Existing home sales – Existing home sales transaction data measure and report sales and prices of existing single-family homes, condos, and co-ops for the United States, and is broken down by region: West, Midwest, South, and Northeast.
Initial Unemployment Insurance Claims – Initial claims are new jobless claims filed by U.S. workers seeking unemployment compensation, included in the unemployment insurance weekly claims report.
Continuing Claims – Continuing claims track the number of U.S. residents filing for ongoing unemployment benefits in a given week. Continuing claims measure ongoing unemployment benefits, which is in contrast to initial claims, which track new filings for benefits.
Fed’s Beige Book – The Beige Book is a qualitative review of economic conditions drawing on reports from 12 district banks. It is published eight times annually before meetings of the Federal Open Market Committee, which uses the results in its planning and decision-making processes.
Growth Stock – A growth stock is any share in a company that is anticipated to grow at a rate significantly above the average growth for the market. These companies generally do not pay dividends, instead growth stocks tend to reinvest any earnings they accrue in order to accelerate growth in the short term.
Empire State Manufacturing Index – The NY Empire State Index refers to the result of a monthly survey of manufacturers in New York state. The survey is conducted by the Federal Reserve Bank of New York. The headline number for the index refers to the main index of the survey, which summarizes general business conditions in New York state. The index is widely watched for insights into the state and direction of manufacturing in New York state.
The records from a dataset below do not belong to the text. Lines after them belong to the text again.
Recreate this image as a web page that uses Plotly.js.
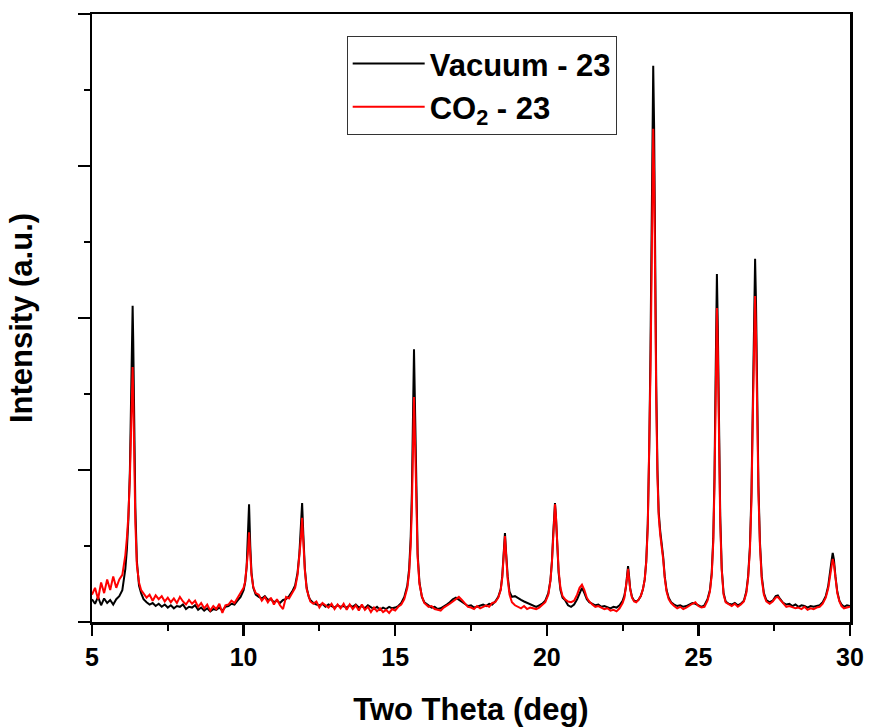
<!DOCTYPE html>
<html>
<head>
<meta charset="utf-8">
<script src="https://cdn.plot.ly/plotly-3.0.1.min.js"></script>
<style>
  html, body { margin: 0; padding: 0; background: #ffffff; }
  #chart { width: 871px; height: 727px; }
</style>
</head>
<body>
<div id="chart"></div>
<script>
// Two Theta (deg)
const twoTheta = [
  5.0, 5.1, 5.2, 5.3, 5.4, 5.5, 5.6, 5.7, 5.8, 5.9,
  6.0, 6.1, 6.15, 6.2, 6.25, 6.29, 6.32, 6.34, 6.36, 6.39, 6.43, 6.48, 6.55, 6.62,
  6.7, 6.8, 6.9, 7.0, 7.1, 7.2, 7.3, 7.4, 7.5, 7.6, 7.7, 7.8, 7.9, 8.0, 8.1, 8.2, 8.3, 8.4, 8.5, 8.6, 8.7, 8.8, 8.9, 9.0, 9.1, 9.2, 9.3, 9.4, 9.5, 9.6, 9.7, 9.8, 9.9,
  10.0, 10.05, 10.1, 10.14, 10.18, 10.22, 10.26, 10.32, 10.4,
  10.5, 10.6, 10.7, 10.8, 10.9, 11.0, 11.1, 11.2, 11.3, 11.4, 11.5, 11.6,
  11.7, 11.78, 11.84, 11.89, 11.93, 11.97, 12.02, 12.08, 12.15,
  12.2, 12.3, 12.4, 12.5, 12.6, 12.7, 12.8, 12.9, 13.0, 13.1, 13.2, 13.3, 13.4, 13.5, 13.6, 13.7, 13.8, 13.9, 14.0, 14.1, 14.2, 14.3, 14.4, 14.5, 14.6, 14.7, 14.8, 14.9, 15.0, 15.1, 15.2, 15.3,
  15.4, 15.46, 15.51, 15.55, 15.59, 15.62, 15.65, 15.69, 15.74, 15.8, 15.88, 15.96,
  16.1, 16.2, 16.3, 16.4, 16.5, 16.6, 16.7, 16.8, 16.9, 17.0, 17.1, 17.2, 17.3, 17.4, 17.5, 17.6, 17.7, 17.8, 17.9, 18.0, 18.1, 18.2, 18.3, 18.4,
  18.48, 18.53, 18.57, 18.62, 18.66, 18.71, 18.77, 18.85,
  18.95, 19.05, 19.15, 19.25, 19.35, 19.45, 19.55, 19.65, 19.75, 19.85, 19.95, 20.05,
  20.12, 20.17, 20.21, 20.24, 20.27, 20.3, 20.34, 20.39, 20.45, 20.52,
  20.6, 20.7, 20.8, 20.9, 21.0, 21.08, 21.16, 21.24, 21.32, 21.4, 21.5, 21.6, 21.7, 21.8, 21.9, 22.0, 22.1, 22.2, 22.3, 22.4, 22.5, 22.56,
  22.61, 22.65, 22.68, 22.71, 22.75, 22.81, 22.88, 22.95, 23.02, 23.1, 23.17, 23.23, 23.28, 23.33, 23.38, 23.42, 23.46, 23.49, 23.51, 23.54, 23.57, 23.61, 23.65, 23.69, 23.74, 23.79, 23.84, 23.89, 23.95, 24.02, 24.1,
  24.2, 24.3, 24.4, 24.5, 24.6, 24.7, 24.8, 24.9, 25.0, 25.1, 25.2, 25.3,
  25.38, 25.44, 25.49, 25.53, 25.57, 25.61, 25.64, 25.68, 25.72, 25.77, 25.83, 25.9,
  26.0, 26.1, 26.2, 26.3, 26.4, 26.5, 26.58,
  26.64, 26.7, 26.75, 26.79, 26.83, 26.87, 26.9, 26.94, 26.98, 27.03, 27.09, 27.16, 27.24,
  27.35, 27.45, 27.55, 27.62, 27.7, 27.8, 27.9, 28.0, 28.1, 28.2, 28.3, 28.4, 28.5, 28.6, 28.7, 28.8, 28.9, 29.0, 29.1, 29.2, 29.28,
  29.34, 29.39, 29.43, 29.47, 29.52, 29.58, 29.65, 29.72, 29.8, 29.9, 30.0
];

// Vacuum - 23 intensity (a.u.)
const vacuum23 = [
  300, 240, 330, 220, 310, 250, 290, 230, 300, 340,
  420, 700, 950, 1350, 2000, 2900, 3800, 4160, 3700, 2600, 1500, 800, 480, 380,
  300, 260, 230, 250, 210, 240, 200, 230, 190, 220, 180, 210, 200, 230, 170, 200, 190, 220, 160, 190, 150, 180, 140, 170, 160, 190, 150, 200, 210, 240, 230, 280, 330,
  420, 520, 720, 1050, 1550, 1000, 650, 450, 360,
  330, 310, 340, 290, 300, 260, 280, 250, 290, 300, 340, 400,
  480, 650, 900, 1250, 1565, 1150, 700, 450, 330,
  290, 250, 230, 220, 240, 200, 230, 210, 190, 220, 200, 210, 190, 220, 200, 230, 190, 210, 180, 220, 190, 170, 200, 160, 190, 170, 200, 180, 190, 210, 250, 330,
  480, 700, 1100, 1700, 2800, 3590, 2900, 1700, 900, 520, 330, 260,
  220, 190, 200, 170, 180, 200, 230, 260, 300, 320, 290, 260, 230, 210, 220, 190, 200, 220, 230, 210, 240, 230, 270, 330,
  430, 600, 850, 1170, 900, 600, 400, 330,
  340, 310, 290, 270, 250, 230, 210, 200, 220, 240, 280, 380,
  550, 800, 1150, 1400, 1565, 1400, 1050, 650, 420, 320,
  290, 220, 200, 230, 300, 380, 450, 380, 300, 260, 240, 220, 230, 200, 210, 190, 180, 200, 190, 220, 280, 350,
  460, 620, 735, 620, 440, 330, 280, 270, 290, 340, 430, 560, 800, 1300, 2300, 3600, 5200, 6700, 7320, 6500, 4800, 3100, 2000, 1450, 1200, 1050, 850, 600, 420, 320, 260,
  230, 210, 220, 200, 210, 230, 250, 240, 220, 200, 220, 300,
  420, 650, 1100, 1900, 3300, 4580, 3900, 2500, 1400, 700, 380, 270,
  240, 230, 250, 220, 240, 280, 400,
  600, 1000, 1700, 2800, 4100, 4780, 4200, 2900, 1800, 1050, 600, 380, 290,
  260, 280, 340, 350, 300, 250, 230, 240, 210, 230, 200, 220, 210, 190, 210, 200, 210, 220, 260, 340, 470,
  620, 800, 910, 820, 600, 400, 280, 230, 200, 220, 210
];

// CO2 - 23 intensity (a.u.)
const co2_23 = [
  360, 450, 300, 520, 380, 560, 420, 600, 450, 560,
  620, 880, 1100, 1400, 1900, 2550, 3150, 3355, 3000, 2200, 1300, 750, 520, 420,
  380, 320, 360, 280, 350, 300, 340, 270, 320, 260, 310, 250, 330, 270, 230, 290, 240, 280, 200, 250, 180, 230, 150, 210, 170, 240, 120, 220, 230, 280, 250, 320, 380,
  450, 530, 700, 900, 1180, 880, 620, 460, 380,
  360, 280, 330, 260, 320, 230, 300, 220, 170, 330, 310, 380,
  450, 620, 850, 1100, 1370, 1050, 680, 430, 320,
  270, 240, 270, 190, 250, 220, 190, 240, 170, 230, 180, 240, 160, 230, 170, 220, 150, 230, 160, 200, 130, 190, 140, 180, 130, 160, 120, 170, 150, 200, 230, 300,
  450, 650, 1000, 1500, 2350, 2960, 2450, 1500, 850, 500, 340, 250,
  200, 210, 170, 160, 150, 190, 210, 240, 270, 300, 330, 290, 240, 200, 190, 170, 210, 180, 200, 220, 200, 250, 260, 320,
  420, 580, 820, 1130, 870, 560, 360, 260,
  220, 200, 180, 210, 170, 190, 180, 170, 190, 220, 260, 360,
  540, 790, 1130, 1380, 1550, 1400, 1060, 680, 450, 340,
  300, 270, 260, 280, 360, 450, 490, 420, 320, 270, 230, 200, 210, 190, 170, 180, 150, 160, 140, 180, 250, 320,
  440, 590, 700, 600, 430, 320, 270, 260, 290, 340, 430, 560, 790, 1250, 2150, 3300, 4700, 6000, 6490, 5900, 4400, 2900, 1900, 1400, 1150, 1000, 820, 580, 400, 300, 250,
  210, 180, 200, 170, 190, 220, 240, 260, 210, 190, 200, 280,
  400, 620, 1050, 1800, 3000, 4130, 3600, 2300, 1300, 680, 360, 260,
  230, 210, 240, 200, 230, 270, 380,
  580, 950, 1600, 2600, 3700, 4290, 3800, 2700, 1700, 1000, 560, 360, 270,
  240, 270, 320, 330, 290, 240, 200, 210, 190, 180, 190, 170, 200, 160, 180, 170, 190, 200, 240, 320, 440,
  580, 740, 830, 760, 560, 380, 270, 210, 180, 190, 200
];

const seriesNames = ['Vacuum - 23', 'CO<sub>2</sub> - 23'];
const xTickVals = [5, 10, 15, 20, 25, 30];

const FONT = 'Liberation Sans, Arial, Helvetica, sans-serif';

const traces = [
  {
    x: twoTheta, y: vacuum23, name: seriesNames[0],
    type: 'scatter', mode: 'lines',
    line: { color: '#000000', width: 2 }
  },
  {
    x: twoTheta, y: co2_23, name: seriesNames[1],
    type: 'scatter', mode: 'lines',
    line: { color: '#ff0000', width: 2 }
  }
];

const layout = {
  width: 871, height: 727,
  margin: { l: 92, r: 21, t: 14, b: 105 },
  paper_bgcolor: '#ffffff',
  plot_bgcolor: '#ffffff',
  showlegend: true,
  legend: {
    x: 0.336, y: 0.964, xanchor: 'left', yanchor: 'top',
    bgcolor: '#ffffff', bordercolor: '#333333', borderwidth: 1,
    font: { family: FONT, size: 31, color: '#000000', weight: 'bold' },
    itemwidth: 72,
    tracegroupgap: 0
  },
  xaxis: {
    range: [5, 30], autorange: false,
    tickmode: 'array', tickvals: xTickVals, ticktext: xTickVals.map(String),
    ticks: 'outside', ticklen: 11, tickwidth: 2.5, tickcolor: '#000000',
    minor: { dtick: 2.5, tick0: 5, ticks: 'outside', ticklen: 6, tickwidth: 2, tickcolor: '#000000', showgrid: false },
    showline: true, linewidth: 2.5, linecolor: '#000000', mirror: true,
    showgrid: false, zeroline: false,
    tickfont: { family: FONT, size: 25, color: '#000000', weight: 'bold' },
    title: { text: 'Two Theta (deg)', standoff: 38, font: { family: FONT, size: 31, color: '#000000', weight: 'bold' } }
  },
  yaxis: {
    range: [0, 8000], autorange: false,
    tick0: 0, dtick: 2000,
    ticks: 'outside', ticklen: 12, tickwidth: 2.5, tickcolor: '#000000',
    minor: { dtick: 1000, tick0: 0, ticks: 'outside', ticklen: 6, tickwidth: 2, tickcolor: '#000000', showgrid: false },
    showticklabels: false,
    showline: true, linewidth: 2.5, linecolor: '#000000', mirror: true,
    showgrid: false, zeroline: false,
    title: { text: 'Intensity (a.u.)', standoff: 36, font: { family: FONT, size: 31, color: '#000000', weight: 'bold' } }
  },
  xaxis2: {
    overlaying: 'x', side: 'top', anchor: 'y',
    range: [5, 30], autorange: false,
    tickmode: 'array', tickvals: xTickVals,
    ticks: 'inside', ticklen: 12, tickwidth: 2.5, tickcolor: '#000000',
    minor: { dtick: 2.5, tick0: 5, ticks: 'inside', ticklen: 6, tickwidth: 2, tickcolor: '#000000', showgrid: false },
    showticklabels: false, showline: false, showgrid: false, zeroline: false
  },
  yaxis2: {
    overlaying: 'y', side: 'right', anchor: 'x',
    range: [0, 8000], autorange: false,
    tick0: 0, dtick: 2000,
    ticks: 'inside', ticklen: 12, tickwidth: 2.5, tickcolor: '#000000',
    minor: { dtick: 1000, tick0: 0, ticks: 'inside', ticklen: 6, tickwidth: 2, tickcolor: '#000000', showgrid: false },
    showticklabels: false, showline: false, showgrid: false, zeroline: false
  }
};

Plotly.newPlot('chart', traces, layout, { displayModeBar: false, staticPlot: true });
</script>
</body>
</html>
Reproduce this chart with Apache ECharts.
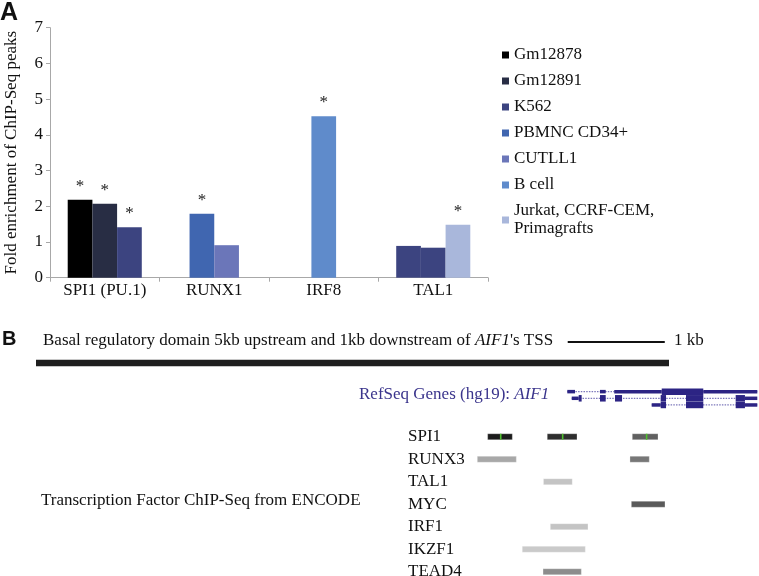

Leading Economic Indicators Conference Board – The components of The Conference Board Leading Economic Index for the U.S. include:
- Average weekly hours in manufacturing – The average hours worked per week by production workers in manufacturing industries tend to lead the business cycle because employers usually adjust work hours before increasing or decreasing their workforce.
- Average weekly initial claims for unemployment insurance – The number of new claims filed for unemployment insurance are typically more sensitive than either total employment or unemployment to overall business conditions, and this series tends to lead the business cycle.
- Manufacturers’ new orders for consumer goods and materials – These goods are primarily used by consumers. The inflation-adjusted value of new orders leads actual production because new orders directly affect the level of both unfilled orders and inventories that firms monitor when making production decisions.
- ISM Index of New Orders – This index reflects the levels of new orders from customers. As a diffusion index, its value reflects the number of participants reporting increased orders during the previous month compared to the number reporting decreased orders, and this series tends to lead the business cycle.
- Manufacturers’ new orders for nondefense capital goods excluding aircraft orders – This index, combing with orders from aircraft (in inflation-adjusted dollars) are the producers’ counterpart to consumer goods and materials.
- Building permits for new private housing units – The number of residential building permits issued is an indicator of construction activity, which typically leads most other types of economic production.
- S&P 500 Index of Stock Prices – The Standard & Poor’s 500 stock index reflects the price movements of a broad selection of common stocks traded on the New York Stock Exchange.
- Leading Credit Index – This index is consisted of six financial indicators: 2-years Swap Spread (real time), LIBOR 3 month less 3 month Treasury-Bill yield spread (real time), Debit balances at margin account at broker dealer (monthly), AAII Investors Sentiment Bullish (%) less Bearish (%) (weekly), and Senior Loan Officers C&I loan survey
- Interest rate spread (10-year Treasury bonds less federal funds rate) – The spread or difference between long and short rates is often called the yield curve.
- Average consumer expectations for business condition – This index reflects changes in consumer attitudes concerning future economic conditions.